New Delhi: The United States military is grounding its entire fleet of F-35 fighter jets as it completes additional engine inspections following a fire aboard an aircraft in Florida last week.
The US Air Force and Navy issued directives Thursday to halt all F-35 flights after the June 23 fire at Eglin Air Force Base. The cause of the incident remains unclear and is under investigation.
The news came just ahead of the long weekend for U.S. Independence Day, as Joint Strike Fighters were expected to cross the Pond to take part to Farnborough International Air Show and Royal International Air Tattoo, in the UK next week.
The participation of the F-35s has not been cancelled yet (indeed, the F-35B STOVL – Short Take Off Vertical Landing variant of the plane, expected to take part to the two leading European airshows, had resumed flights on Jun. 28) but the fleet-wide grounding puts the aircraft's international debut at risk.
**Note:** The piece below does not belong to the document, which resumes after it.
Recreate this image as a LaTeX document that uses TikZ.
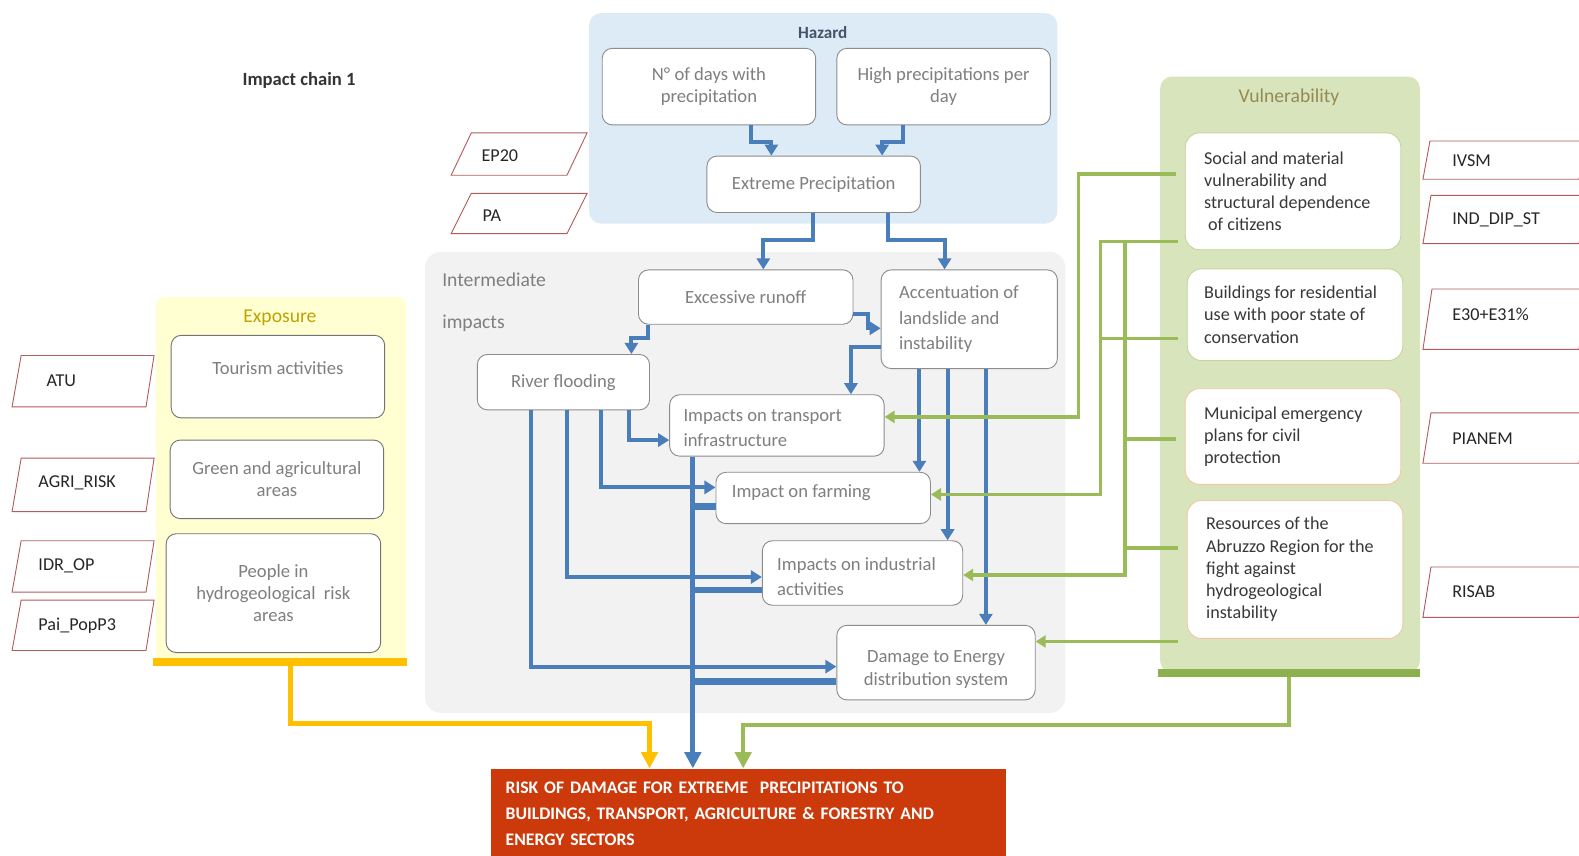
\documentclass[tikz,border=0pt]{standalone}
\usepackage{fontspec}
\setmainfont{Carlito}
\usetikzlibrary{arrows.meta,calc}

\definecolor{hazbg}{HTML}{DDEBF7}
\definecolor{midbg}{HTML}{F2F2F2}
\definecolor{expbg}{HTML}{FFFFD2}
\definecolor{vulbg}{HTML}{D8E4BC}
\definecolor{flow}{HTML}{4A7EBB}
\definecolor{vgreen}{HTML}{9BBB59}
\definecolor{vbarc}{HTML}{8DB04F}
\definecolor{egold}{HTML}{FFC000}
\definecolor{riskred}{HTML}{CC3A0C}
\definecolor{boxgray}{HTML}{8C8C8C}
\definecolor{txtgray}{HTML}{7F7F7F}
\definecolor{indred}{HTML}{B25B5B}
\definecolor{hztitle}{HTML}{44546A}
\definecolor{extitle}{HTML}{BFA300}
\definecolor{vutitle}{HTML}{948A54}
\definecolor{vline}{HTML}{C3D69B}
\definecolor{vorange}{HTML}{F4C7A1}

\begin{document}
\begin{tikzpicture}[x=1pt,y=-1pt,
  box/.style={draw=boxgray, line width=0.9pt, fill=white, rounded corners=10pt,
    inner sep=0pt, font=\fontsize{18.5}{23}\selectfont, text=txtgray, align=center},
  ebox/.style={box, draw=black!55, font=\fontsize{18.5}{22}\selectfont},
  vbox/.style={box, draw=vline, rounded corners=14pt, minimum width=214pt},
  ctext/.style={inner sep=0pt, align=center, text=txtgray, font=\fontsize{18.5}{23}\selectfont},
  ltext/.style={anchor=west, inner sep=0pt, align=left, text=txtgray, font=\fontsize{18.5}{25}\selectfont},
  vtext/.style={anchor=west, inner sep=0pt, align=left, text=black!78, font=\fontsize{18}{22}\selectfont},
  flowline/.style={draw=flow, line width=4pt},
  flowarrow/.style={flowline, -{Triangle[length=11pt,width=13pt]}},
  merge/.style={draw=flow, line width=6.5pt},
  gline/.style={draw=vgreen, line width=3.5pt},
  garrow/.style={gline, -{Triangle[length=10pt,width=12pt]}},
  bigtip/.style={-{Triangle[length=16pt,width=16pt]}},
  indline/.style={draw=indred, line width=0.9pt, fill=white},
  indtxt/.style={anchor=west, font=\fontsize{18}{20}\selectfont, text=black!85, inner sep=0pt},
  ptitle/.style={font=\fontsize{19.5}{22}\selectfont, inner sep=0pt}
]
\useasboundingbox (0,0) rectangle (1568,850);
\clip (0,0) rectangle (1568,850);

% ---------- title ----------
\node[font=\bfseries\fontsize{18.5}{20}\selectfont, text=black!80] (title) at (297,80) {Impact chain 1};

% ---------- panels ----------
\fill[hazbg, rounded corners=12pt] (585,13) rectangle (1050,222);
\fill[midbg, rounded corners=16pt] (422,250) rectangle (1058,708);
\fill[expbg, rounded corners=8pt] (155,295) rectangle (403,660);
\fill[vulbg, rounded corners=12pt] (1152,76) rectangle (1410,668);

\node[ptitle, font=\bfseries\fontsize{17}{20}\selectfont, text=hztitle] (haz) at (817,32) {Hazard};
\node[anchor=north west, align=left, text=txtgray, font=\fontsize{19.5}{41}\selectfont, inner sep=0pt]
  (midlbl) at (439,271) {Intermediate\\impacts};
\node[ptitle, text=extitle] (exptitle) at (278,316) {Exposure};
\node[ptitle, text=vutitle] (vultitle) at (1280,97) {Vulnerability};

\node[fill=egold, minimum width=252pt, minimum height=8pt, inner sep=0pt] (ebar) at (278,657) {};
\node[fill=vbarc, minimum width=260pt, minimum height=8pt, inner sep=0pt] (vbar) at (1280,668) {};

% ---------- indicator labels ----------
\draw[indline] (448,174) -- (468,132) -- (583,132) -- (563,174) -- cycle;
\node[indtxt] (ep20) at (478,155) {EP20};
\draw[indline] (448,232) -- (468,192) -- (583,192) -- (563,232) -- cycle;
\node[indtxt] (pa) at (479,214) {PA};

\draw[indline] (12,404) -- (21,353) -- (153,353) -- (145,404) -- cycle;
\node[indtxt] (atu) at (46,378) {ATU};
\draw[indline] (12,508) -- (21,455) -- (153,455) -- (145,508) -- cycle;
\node[indtxt] (agririsk) at (38,479) {AGRI\_RISK};
\draw[indline] (12,588) -- (21,537) -- (153,537) -- (145,588) -- cycle;
\node[indtxt] (idrop) at (38,562) {IDR\_OP};
\draw[indline] (12,646) -- (21,596) -- (153,596) -- (145,646) -- cycle;
\node[indtxt] (paipop) at (38,621) {Pai\_PopP3};

\draw[indline] (1413,178) -- (1420,140) -- (1575,140) -- (1568,178) -- cycle;
\node[indtxt] (ivsm) at (1442,160) {IVSM};
\draw[indline] (1413,242) -- (1421,194) -- (1575,194) -- (1568,242) -- cycle;
\node[indtxt] (inddip) at (1442,218) {IND\_DIP\_ST};
\draw[indline] (1413,347) -- (1422,287) -- (1575,287) -- (1568,347) -- cycle;
\node[indtxt] (e30) at (1442,312) {E30+E31\%};
\draw[indline] (1413,460) -- (1421,410) -- (1575,410) -- (1568,460) -- cycle;
\node[indtxt] (pianem) at (1442,436) {PIANEM};
\draw[indline] (1413,613) -- (1421,563) -- (1575,563) -- (1568,613) -- cycle;
\node[indtxt] (risab) at (1442,588) {RISAB};

% ---------- hazard boxes ----------
\node[box, minimum width=212pt, minimum height=76pt, font=\fontsize{18.5}{22}\selectfont] (ndays) at (704,86) {N° of days with\\precipitation};
\node[box, minimum width=212pt, minimum height=76pt, font=\fontsize{18.5}{22}\selectfont] (hpd) at (937,86) {High precipitations per\\day};
\node[box, minimum width=212pt, minimum height=56pt] (xp) at (808,183) {Extreme Precipitation};

% ---------- intermediate impacts ----------
\node[box, minimum width=213pt, minimum height=54pt] (runoff) at (740.5,295) {Excessive runoff};
\node[box, minimum width=175pt, minimum height=98pt] (slide) at (962.5,317) {};
\node[ltext] (slidetxt) at ([xshift=18pt]slide.west) {Accentuation of\\landslide and\\instability};
\node[box, minimum width=171pt, minimum height=55pt] (flood) at (559.5,379.5) {River flooding};
\node[box, minimum width=213pt, minimum height=61pt] (trans) at (771.5,422.5) {};
\node[ltext] (transtxt) at ([xshift=14pt,yshift=-2.5pt]trans.west) {Impacts on transport\\infrastructure};
\node[box, minimum width=213pt, minimum height=51pt] (farm) at (817.5,494.5) {};
\node[ltext] (farmtxt) at ([xshift=16pt,yshift=5pt]farm.west) {Impact on farming};
\node[box, minimum width=199pt, minimum height=64pt] (indus) at (856.5,569) {};
\node[ltext] (industxt) at ([xshift=15pt,yshift=-3.5pt]indus.west) {Impacts on industrial\\activities};
\node[box, minimum width=197pt, minimum height=74pt] (energy) at (929.5,658) {};
\node[ctext] (energytxt) at ([yshift=-7pt]energy.center) {Damage to Energy\\distribution system};

% ---------- exposure ----------
\node[ebox, minimum width=212pt, minimum height=82pt] (tour) at (276,374) {};
\node[ctext] (tourtxt) at ([yshift=8pt]tour.center) {Tourism activities};
\node[ebox, minimum width=212pt, minimum height=78pt] (agri) at (275,476) {Green and agricultural\\areas};
\node[ebox, minimum width=213pt, minimum height=118pt] (people) at (271.5,589) {People in\\hydrogeological\ \ risk\\areas};

% ---------- vulnerability ----------
\node[vbox, minimum height=116pt] (social) at (1284,190) {};
\node[vtext] (socialtxt) at ([xshift=19pt]social.west)
  {Social and material\\vulnerability and\\structural dependence\\\hspace*{4pt}of citizens};
\node[vbox, minimum height=91pt] (bldg) at (1286,312.5) {};
\node[vtext] (bldgtxt) at ([xshift=17pt]bldg.west)
  {Buildings for residential\\use with poor state of\\conservation};
\node[vbox, draw=vorange, minimum height=95pt] (plans) at (1284,433.5) {};
\node[vtext] (planstxt) at ([xshift=19pt]plans.west)
  {Municipal emergency\\plans for civil\\protection};
\node[vbox, draw=vorange, minimum height=137pt] (funds) at (1286,565.5) {};
\node[vtext] (fundstxt) at ([xshift=19pt]funds.west)
  {Resources of the\\Abruzzo Region for the\\fight against\\hydrogeological\\instability};

% ---------- final risk ----------
\node[fill=riskred, anchor=north west, minimum height=90pt, text width=482pt, inner xsep=15pt,
  align=left, text=white, font=\bfseries\fontsize{17.5}{26}\selectfont] (risk) at (487,763)
  {RISK OF DAMAGE FOR EXTREME \ PRECIPITATIONS TO\\BUILDINGS, TRANSPORT, AGRICULTURE \& FORESTRY AND\\ENERGY SECTORS};

% ---------- hazard flows ----------
\draw[flowarrow] (ndays.south -| 746,0) |- (766,141) -- (xp.north -| 766,0);
\draw[flowarrow] (hpd.south -| 897,0) |- (876,141) -- (xp.north -| 876,0);
\draw[flowarrow] (xp.south -| 807,0) |- (758,238) -- (runoff.north -| 758,0);
\draw[flowarrow] (xp.south -| 882,0) |- (938,238) -- (slide.north -| 938,0);

% ---------- intermediate flows ----------
\draw[flowarrow] (runoff.south -| 643,0) |- (627,336) -- (flood.north -| 627,0);
\draw[flowarrow] (runoff.east |- 0,312) -| (862,326) -- (slide.west |- 0,326);
\draw[flowarrow] (slide.west |- 0,345) -| (trans.north -| 845,0);
\draw[flowarrow] (slide.south -| 913,0) -- (farm.north -| 913,0);
\draw[flowarrow] (slide.south -| 941,0) -- (indus.north -| 941,0);
\draw[flowarrow] (slide.south -| 979,0) -- (energy.north -| 979,0);
\draw[flowarrow] (flood.south -| 625,0) |- (trans.west |- 0,437);
\draw[flowarrow] (flood.south -| 597,0) |- (farm.west |- 0,484);
\draw[flowarrow] (flood.south -| 563,0) |- (indus.west |- 0,573);
\draw[flowarrow] (flood.south -| 527,0) |- (energy.west |- 0,662);

\coordinate (trunk) at (688,0);
\draw[merge] (farm.west |- 0,503) -- (trunk |- 0,503);
\draw[merge] (indus.west |- 0,586) -- (trunk |- 0,586);
\draw[merge] (energy.west |- 0,677) -- (trunk |- 0,677);
\draw[flowline, line width=5pt, bigtip] (trans.south -| trunk) -- (risk.north -| trunk);

% ---------- vulnerability links ----------
\coordinate (g1) at (1071,0);
\coordinate (g2) at (1093,0);
\coordinate (g3) at (1117,0);
\draw[garrow, shorten <=9pt] (social.west |- 0,173) -| (g1 |- 0,414) -- (trans.east |- 0,414);
\draw[garrow, shorten <=7pt] (social.west |- 0,240) -| (g2 |- 0,491) -- (farm.east |- 0,491);
\draw[garrow] (g3 |- 0,240) |- (indus.east |- 0,571);
\draw[gline, shorten <=9pt] (bldg.west |- 0,336) -- (g2 |- 0,336);
\draw[gline, shorten <=9pt] (plans.west |- 0,436) -- (g3 |- 0,436);
\draw[gline, shorten <=9pt] (funds.west |- 0,544) -- (g3 |- 0,544);
\draw[garrow, shorten <=9pt] (funds.west |- 0,637) -- (energy.east |- 0,637);

% ---------- into the final risk ----------
\draw[draw=egold, line width=5pt, bigtip] (ebar.south -| 288,0) |- (645,718) -- (risk.north -| 645,0);
\draw[draw=vgreen, line width=4.5pt, bigtip] (vbar.south) |- (738,720) -- (risk.north -| 738,0);

\end{tikzpicture}
\end{document}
Here's the official statement from Pentagon Press Secretary Rear Admiral John Kirby on F-35 Fleet Grounding:
The technical air worthiness authorities of the Department of the Air Force and Department of the Navy have issued a directive to ground the F-35 fleet based on initial findings from the runway fire incident that occurred at Eglin Air Force Base on Monday, June 23.
The root cause of the incident remains under investigation. Additional inspections of F-35 engines have been ordered, and return to flight will be determined based on inspection results and analysis of engineering data.
Defense Department leadership supports this prudent approach. Preparations continue for F-35 participation in international air shows in the United Kingdom, however a final decision will come early next week.
This is not the first time the entire F-35 fleet is grounded.
On Feb. 22, 2013 the Pentagon decided to suspend the flights of all Lockheed Martin F-35 Lightning II fighter planes after a crack was found on a turbine blade of a test aircraft at Edwards Air Force Base, California.
The decision came only nine days after the DoD had cleared the STOVL variant to resume flying activity after a month-long grounding due to a fueldraulic engine problem.